Malaysia Bagus News
United Airlines chief executive Oscar Munoz addressed the latest controversy in a statement posted Monday (Apr 10) on the airline's Twitter account.
"This is an upsetting event to all of us," Munoz said, adding that the airline was conducting a "detailed review of what happened."
"We are also reaching out to this passenger to talk directly to him and further address and resolve this situation," he said.
The incident occurred Sunday on a United Express flight bound for Louisville, Kentucky, from Chicago.

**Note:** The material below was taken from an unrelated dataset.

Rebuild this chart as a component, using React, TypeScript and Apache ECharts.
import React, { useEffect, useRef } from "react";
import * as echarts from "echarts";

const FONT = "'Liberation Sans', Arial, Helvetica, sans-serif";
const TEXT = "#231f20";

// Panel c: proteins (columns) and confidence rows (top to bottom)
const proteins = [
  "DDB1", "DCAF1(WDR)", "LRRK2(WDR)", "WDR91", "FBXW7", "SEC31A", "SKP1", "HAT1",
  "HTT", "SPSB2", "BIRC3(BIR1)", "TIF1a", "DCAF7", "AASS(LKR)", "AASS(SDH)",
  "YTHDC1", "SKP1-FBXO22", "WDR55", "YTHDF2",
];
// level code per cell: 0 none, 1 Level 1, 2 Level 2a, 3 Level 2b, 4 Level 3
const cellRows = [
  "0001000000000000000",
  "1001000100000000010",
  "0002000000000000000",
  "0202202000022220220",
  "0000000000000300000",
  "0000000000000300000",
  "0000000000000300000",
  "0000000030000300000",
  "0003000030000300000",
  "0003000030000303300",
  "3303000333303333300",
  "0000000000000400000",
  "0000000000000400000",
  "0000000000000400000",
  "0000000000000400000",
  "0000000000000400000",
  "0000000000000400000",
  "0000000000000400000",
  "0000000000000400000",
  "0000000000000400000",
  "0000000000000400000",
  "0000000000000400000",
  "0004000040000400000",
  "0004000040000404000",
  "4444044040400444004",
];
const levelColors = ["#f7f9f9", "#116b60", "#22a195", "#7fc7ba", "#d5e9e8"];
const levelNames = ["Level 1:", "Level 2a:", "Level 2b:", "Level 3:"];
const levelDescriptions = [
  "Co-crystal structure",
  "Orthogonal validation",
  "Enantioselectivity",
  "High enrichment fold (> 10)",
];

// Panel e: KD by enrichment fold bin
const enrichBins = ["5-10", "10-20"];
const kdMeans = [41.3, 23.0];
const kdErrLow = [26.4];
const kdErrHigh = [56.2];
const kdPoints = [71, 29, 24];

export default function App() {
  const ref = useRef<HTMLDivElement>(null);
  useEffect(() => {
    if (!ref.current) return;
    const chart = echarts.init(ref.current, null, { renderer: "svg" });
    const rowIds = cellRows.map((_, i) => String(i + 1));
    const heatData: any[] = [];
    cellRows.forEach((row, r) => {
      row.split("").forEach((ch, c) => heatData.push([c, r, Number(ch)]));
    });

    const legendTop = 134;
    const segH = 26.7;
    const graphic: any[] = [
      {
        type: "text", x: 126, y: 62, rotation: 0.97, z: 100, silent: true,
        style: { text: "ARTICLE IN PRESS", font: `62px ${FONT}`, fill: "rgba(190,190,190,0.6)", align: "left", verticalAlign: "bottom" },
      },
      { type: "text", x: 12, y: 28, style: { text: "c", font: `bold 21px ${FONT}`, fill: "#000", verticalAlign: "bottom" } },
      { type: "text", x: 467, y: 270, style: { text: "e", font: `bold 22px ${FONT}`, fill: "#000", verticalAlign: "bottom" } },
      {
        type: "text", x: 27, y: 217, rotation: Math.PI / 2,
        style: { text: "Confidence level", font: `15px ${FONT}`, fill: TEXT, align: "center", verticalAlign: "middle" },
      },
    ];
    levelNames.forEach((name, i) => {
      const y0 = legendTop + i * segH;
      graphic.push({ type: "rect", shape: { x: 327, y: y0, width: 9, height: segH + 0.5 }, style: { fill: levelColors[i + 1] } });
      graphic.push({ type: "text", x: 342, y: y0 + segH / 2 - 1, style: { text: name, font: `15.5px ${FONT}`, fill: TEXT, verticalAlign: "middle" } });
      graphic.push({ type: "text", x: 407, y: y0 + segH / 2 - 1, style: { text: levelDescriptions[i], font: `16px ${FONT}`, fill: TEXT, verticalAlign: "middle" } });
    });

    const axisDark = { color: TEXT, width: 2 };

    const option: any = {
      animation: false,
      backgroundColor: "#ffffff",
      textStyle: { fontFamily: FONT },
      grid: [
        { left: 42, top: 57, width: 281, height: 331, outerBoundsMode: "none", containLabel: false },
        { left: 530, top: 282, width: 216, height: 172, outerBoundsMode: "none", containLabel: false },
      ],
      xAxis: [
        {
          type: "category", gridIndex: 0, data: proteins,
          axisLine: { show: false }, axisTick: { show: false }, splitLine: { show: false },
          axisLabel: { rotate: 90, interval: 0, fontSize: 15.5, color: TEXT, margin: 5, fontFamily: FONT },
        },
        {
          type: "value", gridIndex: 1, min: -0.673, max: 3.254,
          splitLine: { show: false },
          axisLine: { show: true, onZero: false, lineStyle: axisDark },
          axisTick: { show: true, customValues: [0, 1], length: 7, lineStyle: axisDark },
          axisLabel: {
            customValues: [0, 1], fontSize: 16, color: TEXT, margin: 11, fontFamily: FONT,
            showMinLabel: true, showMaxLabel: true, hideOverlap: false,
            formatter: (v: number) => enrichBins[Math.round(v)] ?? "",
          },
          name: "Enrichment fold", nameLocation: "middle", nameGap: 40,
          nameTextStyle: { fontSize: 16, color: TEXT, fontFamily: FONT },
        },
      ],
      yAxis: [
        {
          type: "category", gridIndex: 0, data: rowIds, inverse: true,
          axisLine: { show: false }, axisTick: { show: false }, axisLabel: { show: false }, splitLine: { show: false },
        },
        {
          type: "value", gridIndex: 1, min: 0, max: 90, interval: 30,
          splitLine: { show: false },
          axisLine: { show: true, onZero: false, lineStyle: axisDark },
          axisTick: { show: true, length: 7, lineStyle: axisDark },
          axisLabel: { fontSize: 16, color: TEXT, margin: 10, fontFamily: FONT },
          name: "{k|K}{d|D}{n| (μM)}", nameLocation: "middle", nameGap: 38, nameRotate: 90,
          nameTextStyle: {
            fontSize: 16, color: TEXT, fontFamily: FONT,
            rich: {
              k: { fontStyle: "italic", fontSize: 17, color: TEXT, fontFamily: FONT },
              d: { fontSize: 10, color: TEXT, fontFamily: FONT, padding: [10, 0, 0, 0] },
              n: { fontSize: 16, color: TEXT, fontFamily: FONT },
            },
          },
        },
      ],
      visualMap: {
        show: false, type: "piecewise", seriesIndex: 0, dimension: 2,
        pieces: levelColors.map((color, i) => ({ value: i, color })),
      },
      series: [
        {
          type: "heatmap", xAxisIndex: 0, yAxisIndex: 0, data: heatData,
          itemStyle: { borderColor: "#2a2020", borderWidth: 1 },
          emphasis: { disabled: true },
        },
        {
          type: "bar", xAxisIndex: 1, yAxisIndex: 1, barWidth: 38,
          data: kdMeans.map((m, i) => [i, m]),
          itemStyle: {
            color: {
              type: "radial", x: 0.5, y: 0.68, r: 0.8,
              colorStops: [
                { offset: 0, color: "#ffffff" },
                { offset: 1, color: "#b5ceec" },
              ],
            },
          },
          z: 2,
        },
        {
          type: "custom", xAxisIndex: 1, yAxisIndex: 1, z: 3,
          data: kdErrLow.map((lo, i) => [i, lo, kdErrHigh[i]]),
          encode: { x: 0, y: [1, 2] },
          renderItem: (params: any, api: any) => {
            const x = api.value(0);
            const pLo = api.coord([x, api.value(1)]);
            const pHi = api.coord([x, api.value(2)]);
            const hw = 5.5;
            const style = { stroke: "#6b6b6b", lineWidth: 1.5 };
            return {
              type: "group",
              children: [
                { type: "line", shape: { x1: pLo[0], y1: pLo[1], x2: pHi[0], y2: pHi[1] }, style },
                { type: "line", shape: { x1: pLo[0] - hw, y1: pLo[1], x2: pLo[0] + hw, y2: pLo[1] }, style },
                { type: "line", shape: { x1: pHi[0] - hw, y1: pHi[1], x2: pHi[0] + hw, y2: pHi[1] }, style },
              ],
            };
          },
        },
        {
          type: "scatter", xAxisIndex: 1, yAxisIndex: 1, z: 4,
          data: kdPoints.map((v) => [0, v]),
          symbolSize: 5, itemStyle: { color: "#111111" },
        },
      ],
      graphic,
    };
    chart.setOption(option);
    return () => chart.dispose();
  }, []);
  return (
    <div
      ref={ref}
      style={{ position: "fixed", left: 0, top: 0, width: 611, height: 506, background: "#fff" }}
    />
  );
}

United Express flights are operated by one of eight regional airlines which partner with United.
The airline said it had asked for volunteers to give up their seats on the flight, and police were called after one passenger refused to leave the plane.
A passenger on the flight said that the man refused to give up his seat, saying that he was a doctor and had patients to see in the Louisville area in the morning.
The hashtag #BoycottUnited was trending on Twitter, and a smartphone video posted online showed three Chicago Department of Aviation police officers struggling with a seated middle-aged man.
Tyler Bridges, who posted video of Sunday's incident on Twitter, wrote: "not a good way to treat a doctor trying to get to work because they overbooked."
He described passenger reaction on the plane as "disturbed."
"Kids were crying," he said.
Bridges also wrote that the man appeared bloodied by his encounter with law enforcement and posted video showing him later running back on the plane, repeatedly saying, "I have to go home."
The man appeared to be pacing and disoriented.